- [INSTRUCTION]:
Return the material word for word. Do not include pictures.

- [DATA BLOCK]:
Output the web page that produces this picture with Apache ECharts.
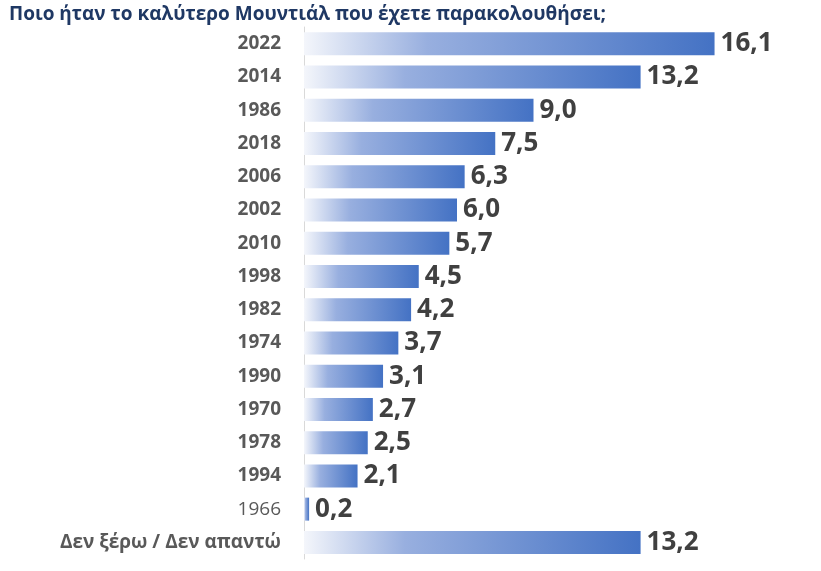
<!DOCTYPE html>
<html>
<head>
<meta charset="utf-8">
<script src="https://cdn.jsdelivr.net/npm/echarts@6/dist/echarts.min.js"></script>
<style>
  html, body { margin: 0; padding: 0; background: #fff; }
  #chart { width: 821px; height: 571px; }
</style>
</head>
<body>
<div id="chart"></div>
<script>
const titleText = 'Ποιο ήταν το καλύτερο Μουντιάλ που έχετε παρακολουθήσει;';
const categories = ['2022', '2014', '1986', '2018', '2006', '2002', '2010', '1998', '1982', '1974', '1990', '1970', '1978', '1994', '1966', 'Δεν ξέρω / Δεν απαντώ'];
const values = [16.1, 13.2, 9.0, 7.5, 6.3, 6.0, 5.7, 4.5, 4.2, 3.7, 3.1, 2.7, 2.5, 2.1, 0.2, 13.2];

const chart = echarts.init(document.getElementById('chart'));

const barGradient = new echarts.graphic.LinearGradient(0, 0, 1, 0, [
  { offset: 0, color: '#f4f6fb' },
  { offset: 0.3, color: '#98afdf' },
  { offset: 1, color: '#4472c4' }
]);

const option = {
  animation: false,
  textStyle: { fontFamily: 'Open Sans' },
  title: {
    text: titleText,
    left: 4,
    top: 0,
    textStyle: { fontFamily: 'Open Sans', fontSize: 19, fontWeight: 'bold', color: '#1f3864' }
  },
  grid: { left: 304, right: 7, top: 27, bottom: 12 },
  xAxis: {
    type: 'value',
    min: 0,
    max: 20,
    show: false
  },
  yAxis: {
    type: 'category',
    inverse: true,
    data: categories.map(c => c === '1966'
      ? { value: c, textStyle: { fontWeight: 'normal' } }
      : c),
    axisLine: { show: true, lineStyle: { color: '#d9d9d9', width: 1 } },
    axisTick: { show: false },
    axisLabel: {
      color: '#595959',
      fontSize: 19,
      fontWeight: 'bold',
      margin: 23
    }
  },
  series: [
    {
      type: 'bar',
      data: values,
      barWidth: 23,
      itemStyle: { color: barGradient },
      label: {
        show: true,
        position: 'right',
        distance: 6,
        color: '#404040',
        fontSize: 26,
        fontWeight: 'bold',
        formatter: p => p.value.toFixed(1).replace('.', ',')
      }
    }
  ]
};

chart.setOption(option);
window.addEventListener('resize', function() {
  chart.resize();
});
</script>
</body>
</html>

- [RESULT OF THIS EXERCISE]:
Output the web page that produces this picture with Apache ECharts.
<!DOCTYPE html>
<html>
<head>
<meta charset="utf-8">
<script src="https://cdn.jsdelivr.net/npm/echarts@6/dist/echarts.min.js"></script>
<style>
  html, body { margin: 0; padding: 0; background: #fff; }
  #chart { width: 821px; height: 571px; }
</style>
</head>
<body>
<div id="chart"></div>
<script>
const titleText = 'Ποιο ήταν το καλύτερο Μουντιάλ που έχετε παρακολουθήσει;';
const categories = ['2022', '2014', '1986', '2018', '2006', '2002', '2010', '1998', '1982', '1974', '1990', '1970', '1978', '1994', '1966', 'Δεν ξέρω / Δεν απαντώ'];
const values = [16.1, 13.2, 9.0, 7.5, 6.3, 6.0, 5.7, 4.5, 4.2, 3.7, 3.1, 2.7, 2.5, 2.1, 0.2, 13.2];

const chart = echarts.init(document.getElementById('chart'));

const barGradient = new echarts.graphic.LinearGradient(0, 0, 1, 0, [
  { offset: 0, color: '#f4f6fb' },
  { offset: 0.3, color: '#98afdf' },
  { offset: 1, color: '#4472c4' }
]);

const option = {
  animation: false,
  textStyle: { fontFamily: 'Open Sans' },
  title: {
    text: titleText,
    left: 4,
    top: 0,
    textStyle: { fontFamily: 'Open Sans', fontSize: 19, fontWeight: 'bold', color: '#1f3864' }
  },
  grid: { left: 304, right: 7, top: 27, bottom: 12 },
  xAxis: {
    type: 'value',
    min: 0,
    max: 20,
    show: false
  },
  yAxis: {
    type: 'category',
    inverse: true,
    data: categories.map(c => c === '1966'
      ? { value: c, textStyle: { fontWeight: 'normal' } }
      : c),
    axisLine: { show: true, lineStyle: { color: '#d9d9d9', width: 1 } },
    axisTick: { show: false },
    axisLabel: {
      color: '#595959',
      fontSize: 19,
      fontWeight: 'bold',
      margin: 23
    }
  },
  series: [
    {
      type: 'bar',
      data: values,
      barWidth: 23,
      itemStyle: { color: barGradient },
      label: {
        show: true,
        position: 'right',
        distance: 6,
        color: '#404040',
        fontSize: 26,
        fontWeight: 'bold',
        formatter: p => p.value.toFixed(1).replace('.', ',')
      }
    }
  ]
};

chart.setOption(option);
window.addEventListener('resize', function() {
  chart.resize();
});
</script>
</body>
</html>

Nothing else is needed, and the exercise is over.